Rosemeis / pcangsd

Framework for analyzing low depth NGS data in heterogeneous populations using PCA.
GNU General Public License v3.0
46 stars 11 forks source link

PCAngsd detects one fewer sites than it's given #64

Open jtoy7 opened 1 year ago

jtoy7 commented 1 year ago

Hi. I'm running PCAngsd on a beagle file that has 6,711,262 sites. For some reason, whenever I run it, it only detects 6,711,261 sites. This becomes a larger problem when I trying to analyze the selection scan output files and identify sites. Because the sites_save function only outputs an unlabeled boolean, I have no idea which site is missing and therefore cannot match the 1s and 0s to corresponding site names. In otherwords, I don't know how to match a .sites list of length 6,711,261 to a list of the original 6,711,262 sites. Any idea why this is happening?

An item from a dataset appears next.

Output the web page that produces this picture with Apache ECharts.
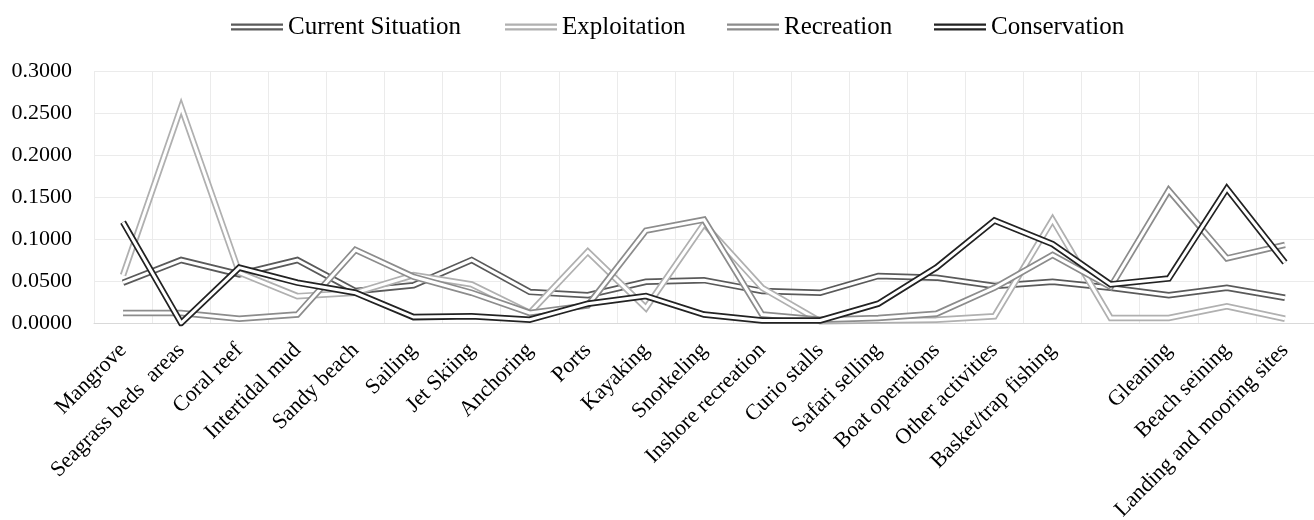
<!DOCTYPE html>
<html>
<head>
<meta charset="utf-8">
<script src="https://cdn.jsdelivr.net/npm/echarts@6/dist/echarts.min.js"></script>
<style>
  html, body { margin: 0; padding: 0; background: #fff; }
  #chart { width: 1314px; height: 520px; }
</style>
</head>
<body>
<div id="chart"></div>
<script>
const categories = ['Mangrove', 'Seagrass beds  areas', 'Coral reef', 'Intertidal mud', 'Sandy beach',
    'Sailing', 'Jet Skiing', 'Anchoring', 'Ports', 'Kayaking', 'Snorkeling', 'Inshore recreation',
    'Curio stalls', 'Safari selling', 'Boat operations', 'Other activities', 'Basket/trap fishing', '',
    'Gleaning', 'Beach seining', 'Landing and mooring sites'];

const currentSituation = [0.048, 0.075, 0.058, 0.075, 0.038, 0.045, 0.075, 0.037, 0.033, 0.049, 0.051,
    0.038, 0.036, 0.056, 0.054, 0.044, 0.049, 0.042, 0.033, 0.042, 0.030];
const exploitation = [0.057, 0.257, 0.060, 0.032, 0.036, 0.057, 0.046, 0.012, 0.085, 0.018, 0.118,
    0.042, 0.002, 0.003, 0.004, 0.008, 0.123, 0.006, 0.006, 0.020, 0.005];
const recreation = [0.012, 0.012, 0.005, 0.010, 0.087, 0.055, 0.036, 0.012, 0.021, 0.110, 0.123,
    0.010, 0.004, 0.006, 0.011, 0.042, 0.081, 0.043, 0.158, 0.077, 0.093];
const conservation = [0.120, 0.000, 0.066, 0.048, 0.036, 0.007, 0.008, 0.004, 0.023, 0.032, 0.010,
    0.003, 0.003, 0.023, 0.066, 0.122, 0.094, 0.046, 0.053, 0.160, 0.072];

const yTicks = { min: 0, max: 0.3, interval: 0.05 };

const seriesDefs = [
    { name: 'Current Situation', data: currentSituation, color: '#5a5a5a' },
    { name: 'Exploitation', data: exploitation, color: '#b0b0b0' },
    { name: 'Recreation', data: recreation, color: '#8c8c8c' },
    { name: 'Conservation', data: conservation, color: '#222222' }
];
const legendLeft = [226, 500, 722, 929];

const font = 'Liberation Serif';
const chart = echarts.init(document.getElementById('chart'));

// each series is a thick line with a thin white core on top -> double line look
const series = [];
seriesDefs.forEach(function (s) {
    series.push({
        name: s.name, type: 'line', data: s.data, symbol: 'none', silent: true,
        itemStyle: { color: s.color },
        lineStyle: { color: s.color, width: 6.5, join: 'miter', miterLimit: 20 }
    });
    series.push({
        name: s.name + ' core', type: 'line', data: s.data, symbol: 'none', silent: true,
        lineStyle: { color: '#ffffff', width: 3, join: 'miter', miterLimit: 20 }
    });
});

const legends = seriesDefs.map(function (s, i) {
    return {
        left: legendLeft[i], top: 9,
        itemWidth: 52, itemHeight: 7,
        symbolKeepAspect: false,
        selectedMode: false,
        textStyle: { fontFamily: font, fontSize: 25, color: '#000', lineHeight: 26 },
        data: [{
            name: s.name,
            icon: 'path://M0,0H52V2.2H0Z M0,4.8H52V7H0Z',
            itemStyle: { color: s.color, borderWidth: 0 },
            lineStyle: { width: 0 }
        }]
    };
});

chart.setOption({
    animation: false,
    legend: legends,
    grid: { left: 94, right: 0, top: 71, bottom: 197, containLabel: false, outerBoundsMode: 'none' },
    xAxis: {
        type: 'category',
        data: categories,
        boundaryGap: true,
        axisLine: { lineStyle: { color: '#d9d9d9', width: 1 } },
        axisTick: { show: false },
        splitLine: { show: true, lineStyle: { color: '#ebebeb', width: 1 } },
        axisLabel: {
            interval: 0, rotate: 45, margin: 24,
            fontFamily: font, fontSize: 22, color: '#000'
        }
    },
    yAxis: {
        type: 'value',
        min: yTicks.min, max: yTicks.max, interval: yTicks.interval,
        axisLine: { show: false },
        axisTick: { show: false },
        splitLine: { lineStyle: { color: '#ebebeb', width: 1 } },
        axisLabel: {
            margin: 22, fontFamily: font, fontSize: 22, color: '#000',
            formatter: function (v) { return v.toFixed(4); }
        }
    },
    series: series
});
</script>
</body>
</html>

Rosemeis commented 1 year ago

Hi,

How was the beagle file created?

Best, Jonas

jtoy7 commented 1 year ago

Hi Jonas. The beagle file was originally created as an output of an ANGSD run. The only change I made to it was filtering for a list of unlinked SNPs after LD pruning with ngsld. The command I ran to do this was:

zgrep -Fw -f $BASEDIR/results/ngsld/ALL_maxd_1sd_unlinked_combined.id.beagleformat $BASEDIR/results/gl_calling/ALL_maxd_1sd.beagle.gz | gzip > $BASEDIR/results/ngsld/ALL_maxd_1sd_LDpruned.beagle.gz

where: ALL_maxd_1sd_unlinked_combined.id.beagleformat = list of LD-pruned SNPs ALL_maxd_1sd.beagle.gz = original ANGSD output beagle file

Rosemeis commented 1 year ago

I think the problem is that you do not include the header of the original ANGSD beagle file when filtering. Therefore when reading the beagle file in pcangsd, the first line is removed.

Hope that makes sense otherwise let me know.

Best, Jonas

jtoy7 commented 1 year ago

I actually just realized this myself. I was working off of examples that explicitly removed headers from the beagle file so I did the same, but I see that your example files have headers. Did past versions require headers to be removed? Thanks for the help. I will run it again with headers and check back in.